Brier Skill Score — bpleone / brain

📚 What does this number mean?

BSS Range	Tier	Interpretation
< 0	broken	Brain is WORSE than always guessing the mean. Something is wrong.
0.00 – 0.05	weak	Barely better than baseline. Probably noise.
0.05 – 0.10	fair	Real edge but small. Hard to trust for sizing.
0.10 – 0.20	useful	Clear edge over baseline. Worth sizing with confidence.
0.20 – 0.30	strong	Significantly better than naive — institutional-grade.
≥ 0.30	excellent	Exceptional edge.
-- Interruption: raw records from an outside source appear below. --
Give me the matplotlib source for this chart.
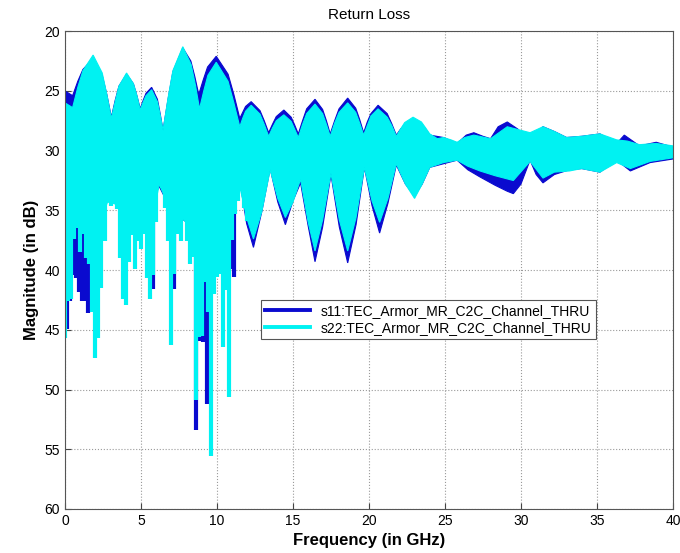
import numpy as np
import matplotlib.pyplot as plt

plt.rcParams['font.family'] = ['Liberation Sans', 'DejaVu Sans']

## DATA: (frequency GHz, magnitude dB) pairs

# s11 ripple band, upper edge (smallest dB)
s11_top = [(0.0, 25.0), (0.5, 25.4), (0.84, 24.2), (1.18, 23.2), (1.85, 22.3), (2.45, 23.7),
           (2.75, 25.3), (3.05, 27.2), (3.3, 25.8), (3.55, 24.6), (4.05, 23.6), (4.5, 24.4),
           (4.73, 25.4), (4.95, 26.5), (5.14, 25.8), (5.33, 25.2), (5.7, 24.7), (6.08, 25.7),
           (6.26, 26.9), (6.45, 28.3), (6.78, 25.7), (7.1, 23.4), (7.75, 21.4), (8.28, 22.5),
           (8.54, 23.8), (8.8, 25.3), (9.09, 24.1), (9.38, 23.0), (9.95, 22.1), (10.73, 23.6),
           (11.11, 25.3), (11.5, 27.3), (11.69, 26.8), (11.88, 26.3), (12.25, 25.9),
           (12.83, 26.65), (13.11, 27.5), (13.4, 28.5), (13.65, 27.8), (13.9, 27.15),
           (14.4, 26.6), (14.88, 27.2), (15.11, 27.85), (15.35, 28.6), (15.63, 27.5),
           (15.9, 26.5), (16.45, 25.7), (16.95, 26.55), (17.2, 27.5), (17.45, 28.6),
           (17.74, 27.5), (18.03, 26.5), (18.6, 25.6), (19.13, 26.45), (19.39, 27.4),
           (19.65, 28.5), (19.89, 27.6), (20.13, 26.9), (20.6, 26.2), (21.2, 26.9),
           (21.5, 27.75), (21.8, 28.7), (22.08, 28.2), (22.35, 27.8), (22.9, 27.4),
           (23.45, 27.8), (23.73, 28.2), (24.0, 28.7), (24.9, 28.9), (25.8, 29.4),
           (26.4, 28.7), (26.9, 28.5), (27.5, 28.8), (28.0, 29.0), (28.5, 28.0), (29.1, 27.6),
           (29.8, 28.2), (30.6, 29.4), (31.0, 28.5), (31.45, 28.0), (32.2, 28.4), (33.0, 28.9),
           (34.0, 28.8), (35.2, 28.6), (36.3, 29.4), (36.8, 28.7), (37.8, 29.6), (38.9, 29.3),
           (40.0, 29.7)]

# s11 ripple band, lower edge
s11_bot = [(0.0, 35.0), (1.0, 35.0), (2.0, 35.0), (3.05, 34.0), (4.0, 35.5), (5.0, 36.0),
           (6.2, 33.0), (7.0, 35.0), (8.0, 36.0), (9.0, 36.5), (10.0, 37.0), (10.5, 38.0),
           (11.0, 36.0), (11.5, 32.5), (11.95, 36.1), (12.4, 38.1), (12.95, 35.1), (13.5, 31.5),
           (14.0, 34.3), (14.5, 36.2), (15.0, 34.2), (15.5, 32.7), (16.0, 36.3), (16.45, 39.3),
           (16.95, 36.4), (17.5, 32.0), (18.05, 36.4), (18.6, 39.4), (19.15, 36.2), (19.7, 31.4),
           (20.2, 34.6), (20.7, 36.9), (21.25, 34.4), (21.8, 31.2), (22.4, 32.8), (23.0, 33.8),
           (23.5, 32.8), (24.0, 31.4), (24.9, 31.1), (25.8, 30.8), (26.5, 31.6), (27.3, 32.2),
           (28.3, 32.9), (29.1, 33.4), (29.5, 33.6), (30.0, 32.8), (30.6, 30.8), (31.0, 32.0),
           (31.45, 32.7), (32.2, 32.0), (33.2, 31.6), (34.0, 31.5), (35.2, 31.8), (36.3, 30.8),
           (37.2, 31.7), (38.5, 31.0), (40.0, 30.7)]

# s11 deep notches
s11_notch = [(0.1, 44.9), (0.3, 42.6), (0.5, 40.4), (0.7, 40.7), (0.9, 41.8), (1.1, 42.6),
             (1.3, 42.6), (1.5, 43.6), (1.7, 42.0), (5.8, 41.6), (7.2, 41.6), (8.65, 53.4),
             (8.9, 45.9), (9.05, 46.0), (9.35, 51.2), (11.0, 39.9), (11.15, 40.6)]

# s22 ripple band, upper edge
s22_top = [(0.0, 26.0), (0.5, 26.4), (0.84, 24.7), (1.18, 23.3), (1.85, 22.0), (2.45, 23.5),
           (2.75, 25.3), (3.05, 27.3), (3.3, 25.9), (3.55, 24.6), (4.05, 23.5), (4.5, 24.4),
           (4.73, 25.4), (4.95, 26.6), (5.14, 25.95), (5.33, 25.4), (5.7, 24.9), (6.08, 25.9),
           (6.26, 27.0), (6.45, 28.3), (6.78, 25.6), (7.1, 23.3), (7.75, 21.3), (8.3, 22.8),
           (8.58, 24.5), (8.85, 26.5), (9.13, 25.0), (9.4, 23.7), (9.95, 22.6), (10.73, 24.2),
           (11.11, 26.0), (11.5, 28.0), (11.69, 27.3), (11.88, 26.7), (12.25, 26.2),
           (12.83, 26.95), (13.11, 27.8), (13.4, 28.8), (13.65, 28.1), (13.9, 27.5),
           (14.4, 27.0), (14.88, 27.55), (15.11, 28.2), (15.35, 28.9), (15.63, 27.8),
           (15.9, 26.9), (16.45, 26.1), (16.95, 26.9), (17.2, 27.8), (17.45, 28.8),
           (17.74, 27.7), (18.03, 26.8), (18.6, 26.0), (19.13, 26.8), (19.39, 27.7),
           (19.65, 28.7), (19.89, 27.9), (20.13, 27.1), (20.6, 26.5), (21.2, 27.2),
           (21.5, 27.9), (21.8, 28.8), (22.08, 28.2), (22.35, 27.65), (22.9, 27.2),
           (23.45, 27.6), (23.73, 28.1), (24.0, 28.6), (24.5, 29.0), (24.9, 28.9),
           (25.4, 29.1), (25.8, 29.3), (26.3, 28.9), (26.9, 28.7), (28.0, 29.0), (29.1, 28.0),
           (30.0, 28.3), (30.6, 28.5), (31.45, 28.0), (32.2, 28.4), (33.0, 28.9), (34.0, 28.8),
           (35.2, 28.6), (36.3, 29.1), (37.0, 29.2), (37.8, 29.5), (38.9, 29.4), (40.0, 29.6)]

# s22 ripple band, lower edge
s22_bot = [(0.0, 36.0), (1.0, 35.0), (2.0, 35.0), (2.6, 35.0), (2.8, 34.3), (3.4, 34.5),
           (4.0, 35.5), (5.0, 36.0), (5.8, 35.5), (6.2, 32.8), (6.6, 34.0), (7.0, 35.0),
           (8.0, 36.0), (9.0, 36.5), (10.0, 37.5), (10.5, 38.0), (11.0, 35.3), (11.5, 33.0),
           (11.95, 35.6), (12.4, 37.4), (12.95, 35.1), (13.5, 31.6), (14.0, 34.0), (14.5, 35.6),
           (15.0, 34.3), (15.5, 32.4), (16.0, 36.0), (16.45, 38.4), (16.95, 35.8), (17.5, 31.9),
           (18.05, 35.8), (18.6, 38.4), (19.15, 35.6), (19.7, 31.4), (20.2, 34.2), (20.7, 36.0),
           (21.25, 34.0), (21.8, 31.1), (22.4, 32.8), (23.0, 34.0), (23.5, 32.8), (24.0, 31.4),
           (24.9, 31.0), (25.8, 30.8), (26.5, 31.3), (27.3, 31.7), (28.3, 32.1), (29.5, 32.5),
           (30.6, 30.9), (31.45, 32.3), (32.2, 31.8), (33.2, 31.7), (34.0, 31.5), (35.2, 31.8),
           (36.3, 31.0), (37.2, 31.5), (38.5, 30.9), (40.0, 30.6)]

# s22 lower-edge strokes, 0.2 GHz apart up to 12 GHz
s22_notch_f = np.arange(0, 12.01, 0.2)
s22_notch = [45.7, 42.6, 42.4, 37.4, 36.5, 38.5, 37.0, 39.0, 39.5, 43.5, 47.4, 45.7, 41.5,
             37.6, 34.3, 34.6, 34.3, 34.9, 39.0, 42.4, 42.9, 39.3, 37.1, 39.9, 37.6, 38.2,
             37.0, 40.7, 42.4, 40.4, 36.0, 32.8, 33.1, 34.8, 37.6, 46.3, 40.3, 37.0, 37.6,
             34.8, 37.6, 39.5, 38.9, 50.9, 45.6, 45.5, 41.0, 43.5, 55.6, 42.0, 40.6, 40.3,
             46.4, 41.7, 50.6, 37.5, 35.3, 34.2, 33.4, 34.8, 35.9]

labels = ['s11:TEC_Armor_MR_C2C_Channel_THRU', 's22:TEC_Armor_MR_C2C_Channel_THRU']
colors = ['#0A0ACF', '#00F2F2']


# one trace: ripple band as a polygon, then its notch strokes
def band(ax, top, bot, notch_f, notch, color, label):
    edge = np.array(top + bot[::-1])
    ax.fill(edge[:, 0], edge[:, 1], color=color, lw=0.8, edgecolor=color)
    ax.vlines(notch_f, 30, notch, color=color, lw=3.0)
    ax.plot([], [], color=color, lw=2.8, label=label)


fig = plt.figure(figsize=(6.8, 5.53), dpi=100)
ax = fig.add_axes([0.0956, 0.0796, 0.894, 0.864])

n11 = np.array(s11_notch)
band(ax, s11_top, s11_bot, n11[:, 0], n11[:, 1], colors[0], labels[0])
band(ax, s22_top, s22_bot, s22_notch_f, s22_notch, colors[1], labels[1])

ax.set_xlim(0, 40)
ax.set_ylim(60, 20)
ax.set_xticks(np.arange(0, 41, 5))
ax.set_yticks(np.arange(20, 61, 5))
ax.grid(True, linestyle=':', color='#9a9a9a', lw=0.8)
ax.set_axisbelow(True)
ax.tick_params(direction='in', labelsize=10, length=4, color='#444444')
for s in ax.spines.values():
    s.set_color('#555555')

ax.set_title('Return Loss', fontsize=11, pad=9)
ax.set_xlabel('Frequency (in GHz)', fontsize=12, fontweight='bold', labelpad=4)
ax.set_ylabel('Magnitude (in dB)', fontsize=12, fontweight='bold', labelpad=4)

leg = ax.legend(loc='upper left', bbox_to_anchor=(0.311, 0.452), fontsize=10,
                fancybox=False, framealpha=1, edgecolor='#555555',
                handlelength=3.2, borderpad=0.3, labelspacing=0.2)
leg.get_frame().set_linewidth(0.8)

plt.savefig('out.png', dpi=100)
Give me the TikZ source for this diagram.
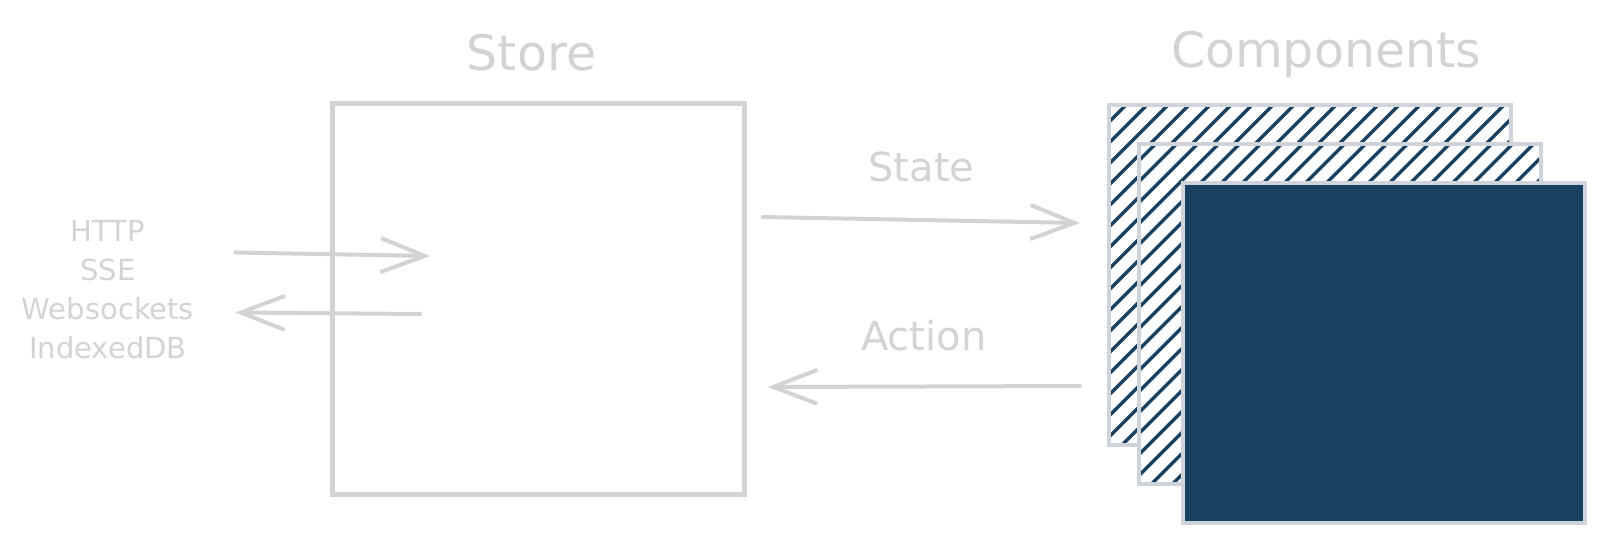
\documentclass[tikz,border=0pt]{standalone}
\usepackage{fontspec}
\setmainfont{DejaVu Sans}
\usetikzlibrary{arrows.meta,positioning,calc}
\definecolor{sketchgray}{HTML}{D3D3D3}
\definecolor{framegray}{HTML}{CED4DA}
\definecolor{compblue}{RGB}{24,64,97}
\tikzstyle{heading}=[text=sketchgray,font=\fontsize{49}{58}\selectfont,inner sep=0pt,text depth=0pt]
\tikzstyle{edgelabel}=[text=sketchgray,font=\fontsize{40}{48}\selectfont,inner sep=0pt,text depth=0pt]
\tikzstyle{proto}=[text=sketchgray,font=\fontsize{29}{39}\selectfont,align=center,inner sep=0pt]
\tikzstyle{storebox}=[draw=sketchgray,line width=4.5pt,minimum width=412pt,minimum height=391pt,inner sep=0pt]
\tikzstyle{stacklayer}=[draw=framegray,line width=4pt,fill=white,minimum width=402pt,minimum height=340pt,inner sep=0pt]
\tikzstyle{hatch}=[compblue,line width=3.3pt]
\tikzstyle{hatched}=[path picture={\foreach \k in {0,...,36} \draw[hatch] ([xshift=\k*21pt-344pt]path picture bounding box.south west) -- ++(344,-344);}]
\tikzstyle{flow}=[draw=sketchgray,line width=4pt,line cap=round,-{Straight Barb[length=44pt,width=34pt]}]

\begin{document}
\begin{tikzpicture}[x=1pt,y=-1pt]
\useasboundingbox (0,0) rectangle (1605,546);

\node[storebox] (store) at (538.5,299) {};
\node[heading, above=31pt of store, xshift=-7pt] (storetitle) {Store};

    % stacked component layers
    \foreach \pos/ \name in {{(1310,275)/compback},{(1340,313.5)/compmid}}
        \node[stacklayer,hatched] (\name) at \pos {};
    \node[stacklayer,fill=compblue] (compfront) at (1383.5,353) {};
\node[heading, above=35pt of compback, xshift=16pt] (comptitle) {Components};

\node[proto, anchor=north] (protocols) at (108,220) {HTTP\\SSE\\Websockets\\IndexedDB};

    % data flow
    \draw[flow] ([shift={(16pt,82pt)}]store.east) -- node[edgelabel, above=37pt] (statelabel) {State} ([shift={(-27pt,52pt)}]compback.west);
    \draw[flow] ([shift={(-27pt,-111pt)}]compback.west) -- node[edgelabel, above=34pt] (actionlabel) {Action} ([shift={(21pt,-88pt)}]store.east);

    \draw[flow] ([shift={(41pt,37pt)}]protocols.east) -- ([shift={(100pt,43pt)}]store.west);
    \draw[flow] ([shift={(90pt,-15pt)}]store.west) -- ([shift={(41pt,-23pt)}]protocols.east);

\end{tikzpicture}
\end{document}
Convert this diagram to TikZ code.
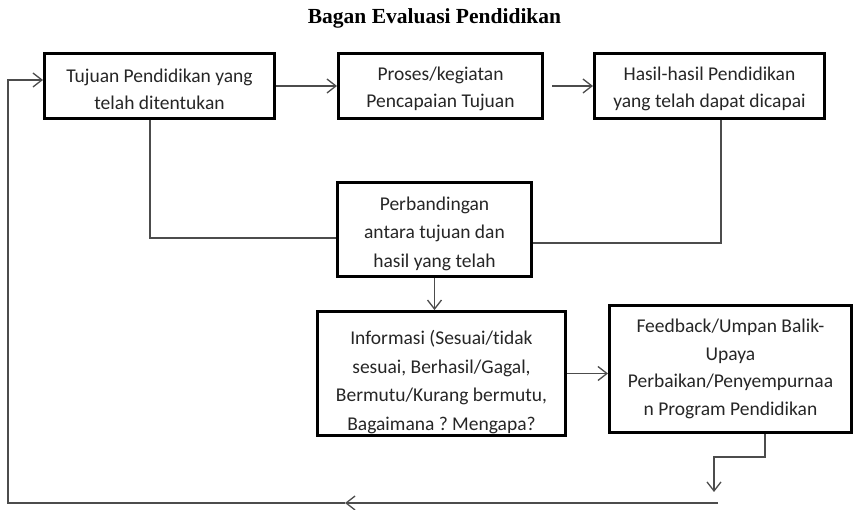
\documentclass[tikz,border=0pt]{standalone}
\usepackage{fontspec}
\setmainfont{Carlito}[Ligatures=NoCommon]
\newfontfamily\judulfont{Liberation Serif}
\usetikzlibrary{arrows.meta}
\frenchspacing
\newcommand\ganjal[1]{\rule{0pt}{#1}}
\tikzset{>={Straight Barb[length=9pt,width=14pt,line width=1.3pt]}}
\tikzset{kotak/.style={draw,line width=3pt,align=center,inner sep=2pt,text=black!85,font=\fontsize{19.5}{27}\selectfont},
garis/.style={draw=black!70,line width=1.3pt}}

\begin{document}
\begin{tikzpicture}[x=1pt,y=-1pt]
\useasboundingbox (0,0) rectangle (855,510);
\node (judul) [anchor=base] at (434.5,24) {\judulfont\bfseries\fontsize{21.5}{24}\selectfont Bagan Evaluasi Pendidikan};

\node (tujuan) [kotak,minimum width=230pt,minimum height=65pt] at (159.5,86) {\ganjal{19.5pt}Tujuan Pendidikan yang\\telah ditentukan};
\node (proses) [kotak,minimum width=204pt,minimum height=65pt] at (440.5,86) {\ganjal{19.5pt}Proses/kegiatan\\Pencapaian Tujuan};
\node (hasil) [kotak,minimum width=230pt,minimum height=65pt] at (709.5,86) {\ganjal{19.5pt}Hasil-hasil Pendidikan\\yang telah dapat dicapai};
\node (banding) [kotak,minimum width=194pt,minimum height=94pt,font=\fontsize{19.5}{28.5}\selectfont] at (434.5,229.5) {\ganjal{21.5pt}Perbandingan\\antara tujuan dan\\hasil yang telah};
\node (info) [kotak,minimum width=248pt,minimum height=120pt,font=\fontsize{19.5}{28.5}\selectfont] at (441.5,373.5) {\ganjal{31pt}Informasi (Sesuai/tidak\\sesuai, Berhasil/Gagal,\\Bermutu/Kurang bermutu,\\Bagaimana ? Mengapa?};
\node (feedback) [kotak,minimum width=242pt,minimum height=127pt,font=\fontsize{19.5}{27.5}\selectfont] at (730.5,369) {Feedback/Umpan Balik-\\Upaya\\Perbaikan/Penyempurnaa\\n Program Pendidikan};

\coordinate (belok) at (714,457);
\coordinate (ujung) at (714,492);
\coordinate (bawahkanan) at (718,503);
\coordinate (bawahtengah) at (345,503);
\coordinate (bawahkiri) at (8,503);

\draw[garis,->] (tujuan.east) -- (proses.west);
\draw[garis,->] ([xshift=8pt]proses.east) -- (hasil.west);
\draw[garis] ([xshift=-9.5pt]tujuan.south) |- ([yshift=-8.5pt]banding.west);
\draw[garis] ([xshift=11.5pt]hasil.south) |- ([yshift=-13.5pt]banding.east);
\draw[garis,->] (banding.south) -- (banding.south |- info.north);
\draw[garis,->] (info.east) -- (info.east -| feedback.west);
\draw[garis,->] ([xshift=34.5pt]feedback.south) |- (belok) -- (ujung);
\draw[garis,->] (bawahkanan) -- (bawahtengah);
\draw[garis,->] (bawahtengah) -- (bawahkiri) |- ([yshift=6pt]tujuan.west);
\end{tikzpicture}
\end{document}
Verify it's not data leakage.

📐 The math

Brier Score: mean (predicted_prob − actual_outcome)². Bounded in [0, 1], lower is better. Zero = perfect, 0.25 = no information (constant 50% guess on 50/50 data).

Baseline: always predict the population mean rate. Brier of baseline depends on base rate: for 50/50 outcomes it's 0.25; for skewed outcomes (say 70% wins) it's 0.7 × 0.3 = 0.21.

Skill Score: BSS = 1 − (BS_model / BS_baseline). This normalizes against the no-information baseline. A skill score above 0 means the brain has measurable edge above randomly predicting the average rate.

Why BSS over raw accuracy: a model can have 70% accuracy on a 70/30 dataset just by always predicting "yes" — its BSS would be ~0 since it's no better than the trivial baseline. BSS catches this; raw accuracy doesn't. BSS is the standard meteorological / forecasting metric for exactly this reason.